Clarkson held a 52.7 CF% (Corsi For) compared to Beleskey’s 53.5 CF%.
Clarkson’s PDO (On-ice save percentage plus shooting percentage) was 100.7 compared to Beleskey’s 102.6
The minor differences in numbers can be attributed mainly to Beleskey’s slightly higher percentage of offensive zone starts.
Even the shooting percentage numbers are close, as Beleskey put up a 13.9% in 2014-15 compared to Clarkson’s 10.0% in 2011-12.
In terms of charts, the corsi numbers for both Clarkson and Beleskey spiked ahead, soaring higher than the past season. Clarkson has the extra 48-game season to his name and his corsi slightly higher playing in the same role as the last season. Comparing it to Beleskey, there is a similarity in the spike in corsi, where both played the same role, the same ice time and slight difference in zone starts that correlates to the minor difference in CF% and PDO.

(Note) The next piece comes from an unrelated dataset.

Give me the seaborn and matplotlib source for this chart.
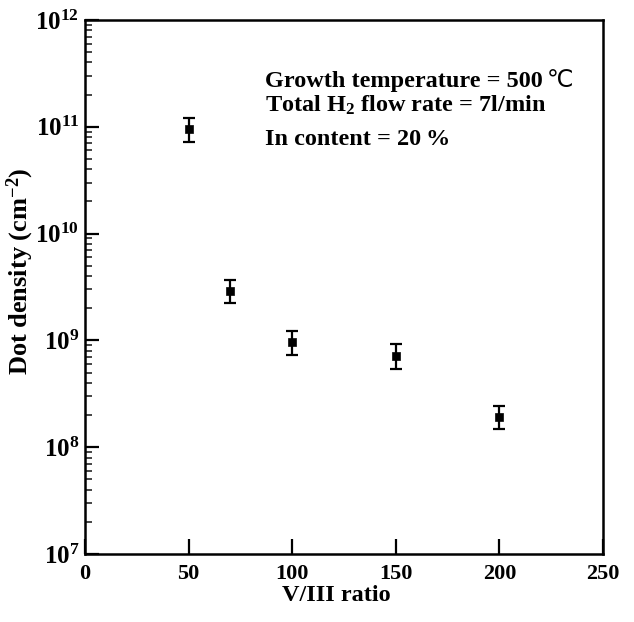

Matt Beleskey should be expecting a contract close to what Clarkson signed and will undoubtedly get top-6 minutes, much like Clarkson got in Toronto. A stint that lasted two seasons and saw his CF% drop, his zone starts tip more towards the defensive zone and PDO dipped. Clarkson had an amped up average ice time due to his role on the Maple Leafs, but his inability to maintain the shooting percentage of 10.0% hurt him the most, touching at 4.3% in the first season with the Leafs.
Both Randy Carlye and Peter Horachek tried to do everything with him. Give him more ice time, more shifts with talented players, time on the powerplay. Anything. Yet Clarkson continued to NOT produce on the powerplay, his play was abysmal and he was sent packing to Columbus for Nathan Horton, a player whose future as a hockey player is in the air.
That was the future of David Clarkson after having a similar past that compares to Matt Beleskey.
Take your chance and sign him up but there’s a very good chance that Beleskey turns into the next David Clarkson. A player who was signed to a big contract with the expectation that his big season would carry over to a new time, at a higher level on the team taking on better competition each shift. Exactly what Beleskey faces if he signs a grand contract.